The Doctor first deduces that the colonists are on-their-way, then that the advance guard has already been killed, then that the colonists are here but in suspended animation – and then he decides to wake them up first and solve the lethal problem later. That’s after he’s decided not to blow the place up of course – a spectacularly stupid and reckless plan for the world’s smartest man, which sits very poorly with the overall morality of the series. The sense of a script desperately spinning its wheels isn’t helped by the Doctor repeatedly trying and failing to leave Bill behind, which is fair enough as the story would have unfolded in exactly the same way if she’d never set foot in the TARDIS at all.
And as well as being over-familiar, the central idea doesn’t really makes sense either – in two different ways. The silly plastic robots (hereafter referred to as SPRs) are so keen to make the humans happy that they murder anyone who is miserable. Surely this is a glitch which a) can be corrected by their human masters who – as the teaser makes perfectly clear – know precisely why the robots are killing them all; and b) which could have been found during early field trials and corrected then?

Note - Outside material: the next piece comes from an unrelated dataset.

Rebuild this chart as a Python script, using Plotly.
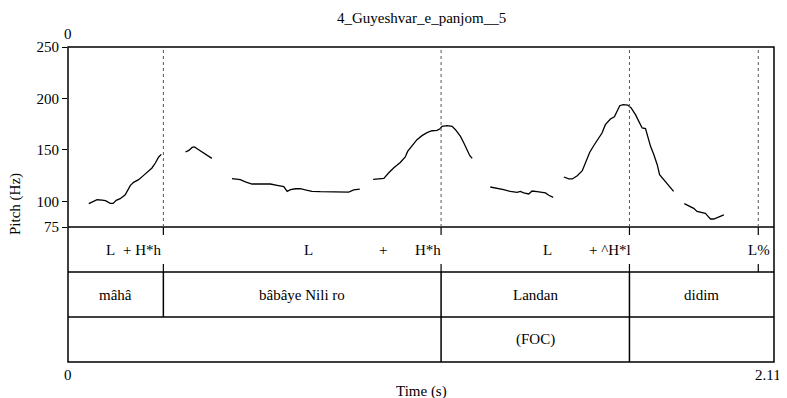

But let’s not forget that the whole complex, including the SPRs, has actually been constructed from swarms of nano-bots. This tedious science-fiction cliché seems to be everywhere at the moment, from Disney’s Big Hero Six, to this week’s episode of Supergirl, to – let’s not forget – Doctor Who’s own The Empty Child / The Doctor Dances. The nano-bots can construct anything – walls, floors, ceilings, kitchens. So, why do they need SPRs at all? What can a SPR possibly do that that nano-bots couldn’t do far more easily and conveniently without assuming that clumsy form?
And when the generic band of colonists are inexplicably defrosted at the least convenient time, not one of them can summon up an ounce of characterization or interest. Instead, the Doctor actually literally pushes the reset button to solve the problem.
This is very, very thin stuff, which fails to play to any of its writer’s strengths, gives two brilliant lead actors almost nothing to do and fails to add anything at all to the body of Doctor Who ideas. I can only assume it was commissioned a very long time ago, before Nardole was added to the TARDIS crew, because the solution to the problem of how you stop Matt Lucas being so annoying was solved this time by leaving him behind. A better solution might be to give his character an actual stake in the narrative.
So, far from my favorite, but not quite as suffocatingly poor as Forest. I’ll scrape together two stars for it, and then knock half a star off again for this being yet another Automated System Gone Awry. It even looks like The Girl Who Waited. Was it shot in the same location?
Next week, we complete the new companion trifecta of Earth-bound adventure, far future space fantasy, and creepy historical. Hopefully, these two episodes represent a slightly wobbly take-off and not a fatal collapse of the whole infra-structure.